Listed entries:
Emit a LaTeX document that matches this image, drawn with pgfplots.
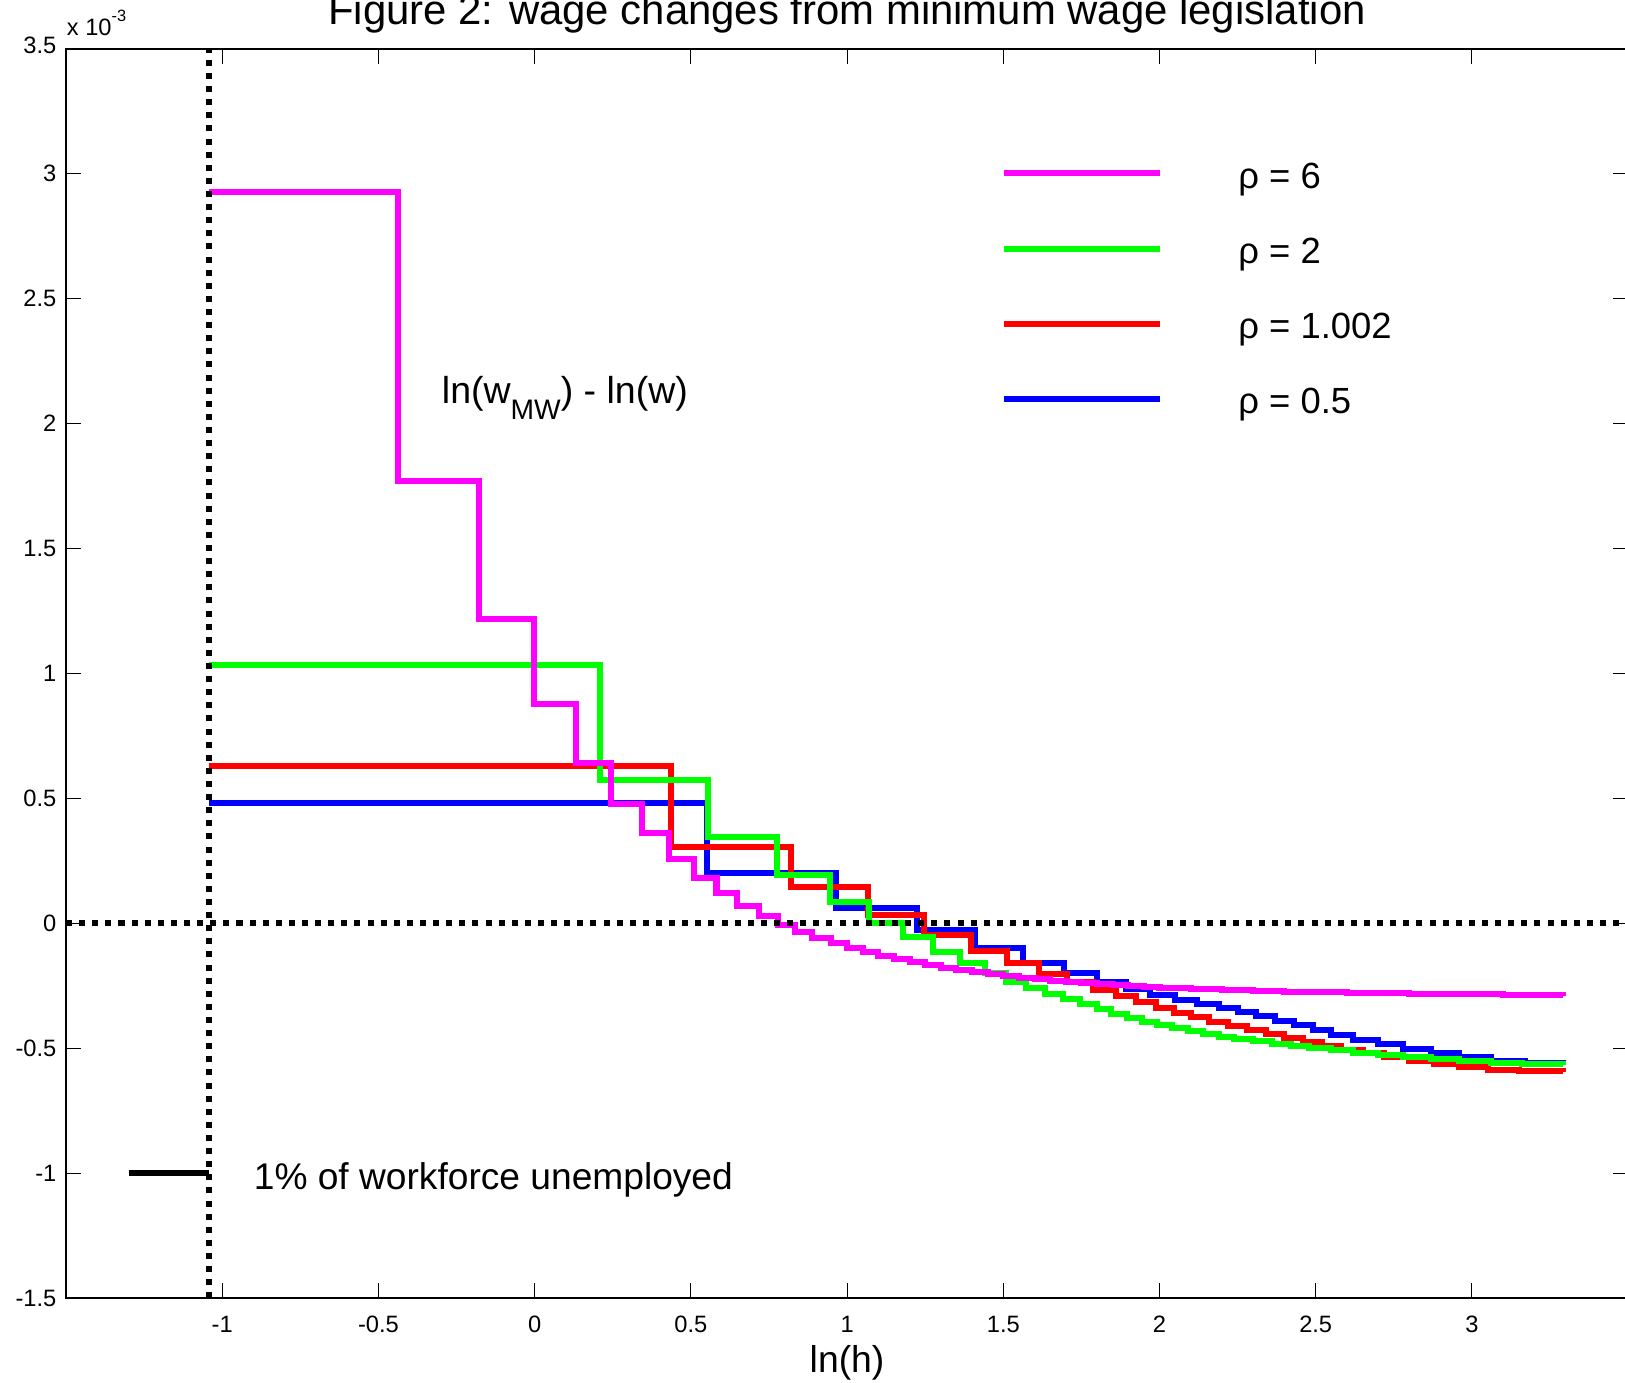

---

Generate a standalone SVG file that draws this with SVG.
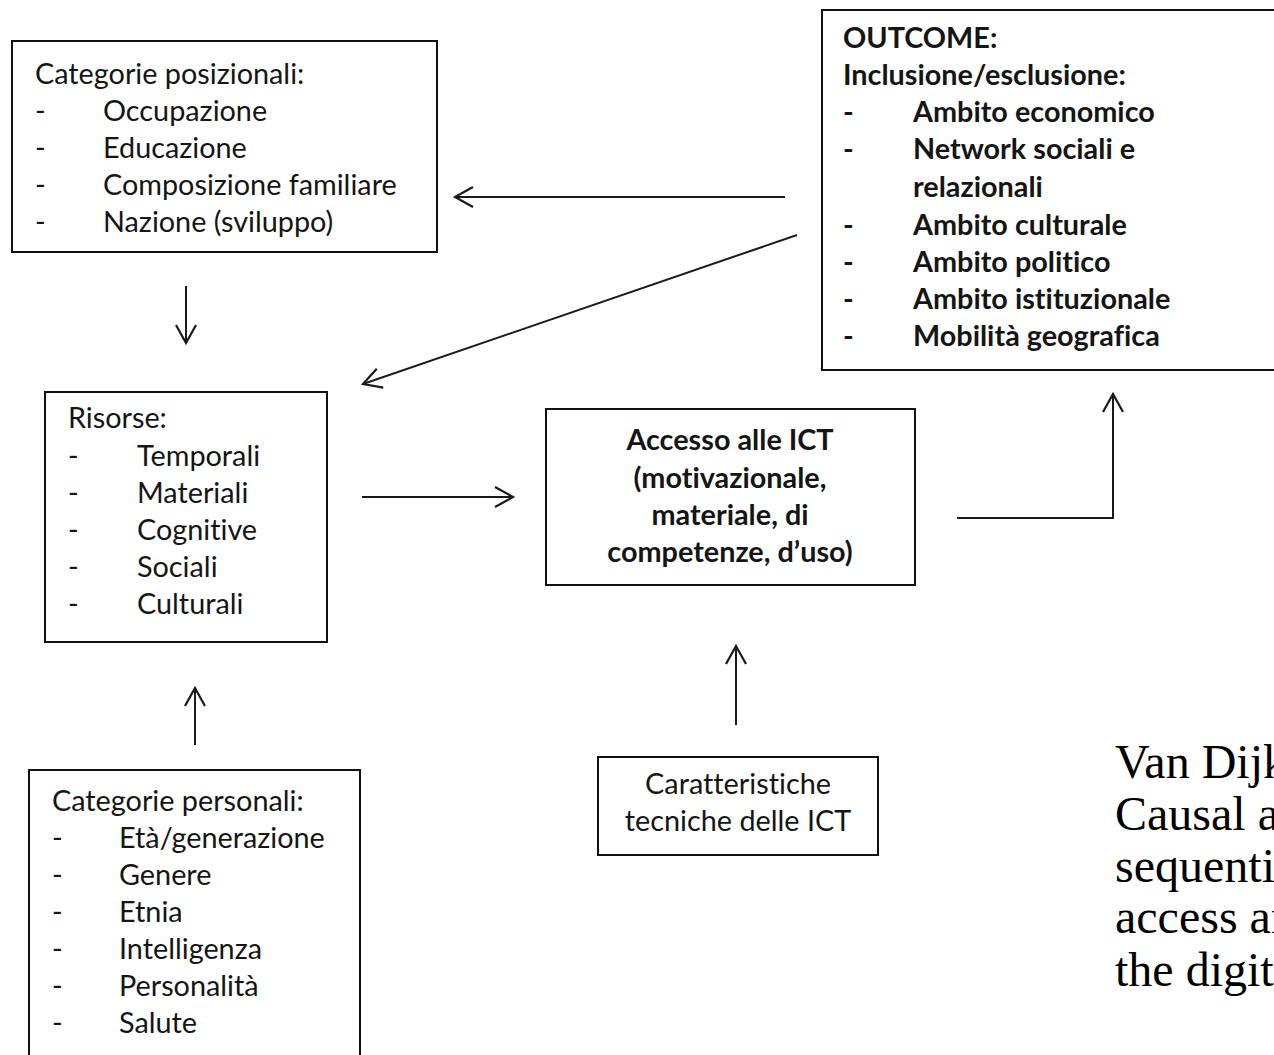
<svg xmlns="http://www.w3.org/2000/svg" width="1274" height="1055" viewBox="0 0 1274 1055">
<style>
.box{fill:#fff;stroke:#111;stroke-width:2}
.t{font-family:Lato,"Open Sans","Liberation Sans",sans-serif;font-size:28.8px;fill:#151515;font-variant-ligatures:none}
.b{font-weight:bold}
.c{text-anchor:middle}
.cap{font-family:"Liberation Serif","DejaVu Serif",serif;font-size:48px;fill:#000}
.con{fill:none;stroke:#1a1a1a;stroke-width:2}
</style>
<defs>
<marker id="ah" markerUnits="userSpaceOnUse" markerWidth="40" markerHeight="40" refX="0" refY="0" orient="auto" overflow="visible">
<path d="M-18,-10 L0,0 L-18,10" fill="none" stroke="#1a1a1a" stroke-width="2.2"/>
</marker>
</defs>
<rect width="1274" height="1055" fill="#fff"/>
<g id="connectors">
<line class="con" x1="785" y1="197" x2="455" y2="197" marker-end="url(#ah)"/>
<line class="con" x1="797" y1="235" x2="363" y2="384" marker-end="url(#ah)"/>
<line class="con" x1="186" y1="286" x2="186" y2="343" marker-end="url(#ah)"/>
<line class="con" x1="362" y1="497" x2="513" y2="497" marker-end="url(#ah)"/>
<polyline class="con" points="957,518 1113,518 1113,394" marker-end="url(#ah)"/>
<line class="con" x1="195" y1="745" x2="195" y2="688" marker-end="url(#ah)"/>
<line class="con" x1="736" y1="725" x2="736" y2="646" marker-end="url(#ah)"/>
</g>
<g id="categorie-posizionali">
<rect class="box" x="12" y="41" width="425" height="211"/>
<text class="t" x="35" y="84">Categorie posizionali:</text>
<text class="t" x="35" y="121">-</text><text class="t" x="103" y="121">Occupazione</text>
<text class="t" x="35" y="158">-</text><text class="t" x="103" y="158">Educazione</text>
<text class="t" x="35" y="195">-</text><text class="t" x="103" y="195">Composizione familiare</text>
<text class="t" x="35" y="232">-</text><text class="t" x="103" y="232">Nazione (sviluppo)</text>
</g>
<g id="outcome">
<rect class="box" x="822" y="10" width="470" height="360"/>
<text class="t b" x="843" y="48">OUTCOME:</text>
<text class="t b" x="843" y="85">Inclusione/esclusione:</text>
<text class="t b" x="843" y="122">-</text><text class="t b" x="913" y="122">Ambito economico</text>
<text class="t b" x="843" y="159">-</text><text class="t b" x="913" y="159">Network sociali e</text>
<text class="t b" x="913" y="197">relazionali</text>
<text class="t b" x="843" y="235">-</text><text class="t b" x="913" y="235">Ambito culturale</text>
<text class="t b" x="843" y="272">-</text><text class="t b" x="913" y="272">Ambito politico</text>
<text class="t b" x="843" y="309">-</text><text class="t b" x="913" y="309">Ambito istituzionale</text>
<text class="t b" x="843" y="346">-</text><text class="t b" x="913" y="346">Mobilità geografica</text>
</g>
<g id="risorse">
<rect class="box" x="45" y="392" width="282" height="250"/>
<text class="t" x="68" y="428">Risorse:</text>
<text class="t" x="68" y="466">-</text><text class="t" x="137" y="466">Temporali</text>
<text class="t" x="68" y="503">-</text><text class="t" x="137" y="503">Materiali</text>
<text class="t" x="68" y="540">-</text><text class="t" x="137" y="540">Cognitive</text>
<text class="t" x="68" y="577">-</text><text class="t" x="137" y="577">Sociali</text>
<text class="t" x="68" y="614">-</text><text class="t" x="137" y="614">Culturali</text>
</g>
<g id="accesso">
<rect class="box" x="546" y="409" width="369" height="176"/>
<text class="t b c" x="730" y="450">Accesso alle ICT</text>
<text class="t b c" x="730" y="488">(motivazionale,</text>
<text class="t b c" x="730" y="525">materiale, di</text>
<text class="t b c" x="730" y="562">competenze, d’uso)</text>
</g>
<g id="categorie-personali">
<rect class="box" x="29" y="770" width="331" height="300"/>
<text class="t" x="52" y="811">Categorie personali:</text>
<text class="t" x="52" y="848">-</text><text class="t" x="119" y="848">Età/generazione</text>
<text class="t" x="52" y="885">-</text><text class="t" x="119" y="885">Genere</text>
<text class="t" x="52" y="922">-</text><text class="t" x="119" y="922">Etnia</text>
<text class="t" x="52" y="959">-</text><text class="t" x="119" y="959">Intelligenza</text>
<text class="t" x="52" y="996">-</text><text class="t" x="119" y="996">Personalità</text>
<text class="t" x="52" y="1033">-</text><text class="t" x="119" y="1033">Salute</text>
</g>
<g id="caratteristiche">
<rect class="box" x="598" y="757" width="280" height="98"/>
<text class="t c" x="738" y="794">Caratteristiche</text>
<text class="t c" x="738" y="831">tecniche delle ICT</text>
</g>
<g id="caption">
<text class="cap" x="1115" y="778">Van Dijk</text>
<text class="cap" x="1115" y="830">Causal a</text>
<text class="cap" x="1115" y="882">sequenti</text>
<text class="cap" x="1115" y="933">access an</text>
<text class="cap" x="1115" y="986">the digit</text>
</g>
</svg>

Short problem:
Find all lines with "this" in them and copy each one.

Task solution:
Emit a LaTeX document that matches this image, drawn with pgfplots.
Generate a standalone SVG file that draws this with SVG.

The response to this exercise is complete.